- [Directions for this task]: Take the lines of the data below from the very first through the line containing "const colors = ['#4a7ebb', '#4bacc6', '#8064a2'];" and output them exactly, pictures excluded.
--- Material provided ---
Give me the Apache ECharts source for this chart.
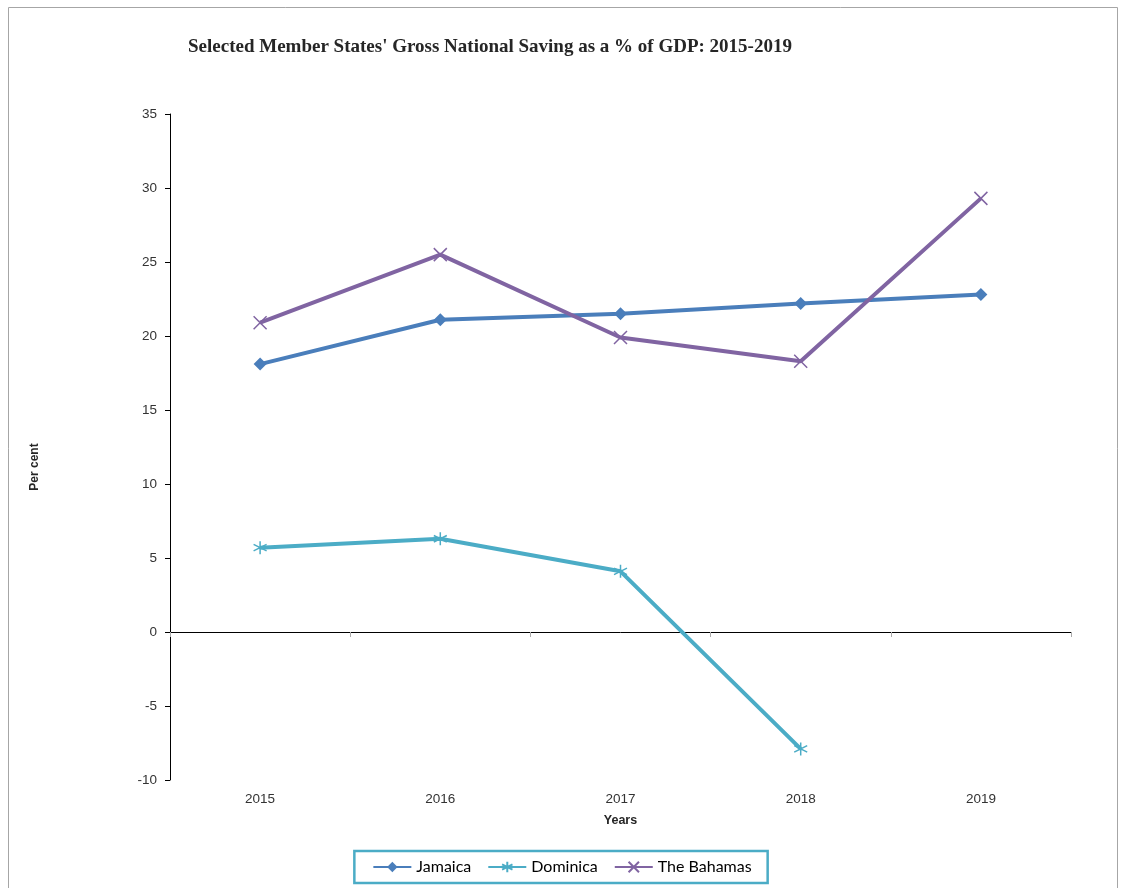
<!DOCTYPE html>
<html><head><meta charset="utf-8">
<script src="https://cdn.jsdelivr.net/npm/echarts@6/dist/echarts.min.js"></script>
<style>html,body{margin:0;padding:0;background:#fff}#c{width:1124px;height:888px}</style>
</head><body><div id="c"></div>
<script>
const years = ['2015','2016','2017','2018','2019'];
const jamaica = [18.1, 21.1, 21.5, 22.2, 22.8];
const dominica = [5.7, 6.3, 4.1, -7.9, null];
const bahamas = [20.9, 25.5, 19.9, 18.3, 29.3];
const seriesNames = ['Jamaica', 'Dominica', 'The Bahamas'];
const colors = ['#4a7ebb', '#4bacc6', '#8064a2'];

const chart = echarts.init(document.getElementById('c'));
const starPath = 'path://M5,0L5,10M0.7,2.5L9.3,7.5M0.7,7.5L9.3,2.5';
const xPath = 'path://M0,0L10,10M10,0L0,10';
chart.setOption({
  animation: false,
  title: {
    text: "Selected Member States' Gross National Saving as a % of GDP: 2015-2019",
    left: 183, top: 33,
    textStyle: {fontFamily: 'Liberation Serif', fontWeight: 'bold', fontSize: 19, color: '#262626'}
  },
  graphic: [
    {type: 'rect', shape: {x: 8.5, y: 7.5, width: 1109, height: 900}, style: {fill: 'none', stroke: '#a6a6a6', lineWidth: 1}, silent: true},
    {type: 'text', x: 35, y: 467, rotation: Math.PI / 2,
     style: {text: 'Per cent', font: 'bold 12px Liberation Sans', fill: '#262626', textAlign: 'center', textVerticalAlign: 'middle'}}
  ],
  legend: {
    data: seriesNames,
    left: 'center', top: 851,
    padding: [8, 16, 8, 18],
    borderColor: '#4bacc6', borderWidth: 2.5,
    itemWidth: 38, itemHeight: 13, itemGap: 16,
    textStyle: {fontFamily: 'Lato', fontSize: 16, color: '#000'}
  },
  grid: {left: 170, right: 53, top: 114, bottom: 108},
  xAxis: [
    {type: 'category', data: years, boundaryGap: true,
     axisLine: {onZero: true, lineStyle: {color: '#000', width: 1}},
     axisTick: {show: true, length: 5, lineStyle: {color: '#aaa'}},
     axisLabel: {show: false}},
    {type: 'category', data: years, boundaryGap: true, position: 'bottom',
     axisLine: {show: false, onZero: false}, axisTick: {show: false},
     axisLabel: {margin: 12, fontFamily: 'Liberation Sans', fontSize: 13.5, color: '#333'},
     name: 'Years', nameLocation: 'middle', nameGap: 34,
     nameTextStyle: {fontFamily: 'Liberation Sans', fontWeight: 'bold', fontSize: 12.5, color: '#262626'}}
  ],
  yAxis: {
    type: 'value', min: -10, max: 35, interval: 5,
    axisLine: {show: true, lineStyle: {color: '#000', width: 1}},
    axisTick: {show: true, length: 5, lineStyle: {color: '#000'}},
    axisLabel: {margin: 13, fontFamily: 'Liberation Sans', fontSize: 13.5, color: '#333'},
    splitLine: {show: false}
  },
  series: [
    {name: seriesNames[0], type: 'line', data: jamaica, xAxisIndex: 0, color: colors[0],
     symbol: 'diamond', symbolSize: 13,
     lineStyle: {width: 4, color: colors[0]}, itemStyle: {color: colors[0]}},
    {name: seriesNames[1], type: 'line', data: dominica, xAxisIndex: 0, color: colors[1],
     symbol: starPath, symbolSize: 13,
     lineStyle: {width: 4, color: colors[1]},
     itemStyle: {color: 'none', borderColor: colors[1], borderWidth: 1.5}},
    {name: seriesNames[2], type: 'line', data: bahamas, xAxisIndex: 0, color: colors[2],
     symbol: xPath, symbolSize: 13,
     lineStyle: {width: 4, color: colors[2]},
     itemStyle: {color: 'none', borderColor: colors[2], borderWidth: 1.5}}
  ]
});
</script></body></html>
---
- [Task output]:
Give me the Apache ECharts source for this chart.
<!DOCTYPE html>
<html><head><meta charset="utf-8">
<script src="https://cdn.jsdelivr.net/npm/echarts@6/dist/echarts.min.js"></script>
<style>html,body{margin:0;padding:0;background:#fff}#c{width:1124px;height:888px}</style>
</head><body><div id="c"></div>
<script>
const years = ['2015','2016','2017','2018','2019'];
const jamaica = [18.1, 21.1, 21.5, 22.2, 22.8];
const dominica = [5.7, 6.3, 4.1, -7.9, null];
const bahamas = [20.9, 25.5, 19.9, 18.3, 29.3];
const seriesNames = ['Jamaica', 'Dominica', 'The Bahamas'];
const colors = ['#4a7ebb', '#4bacc6', '#8064a2'];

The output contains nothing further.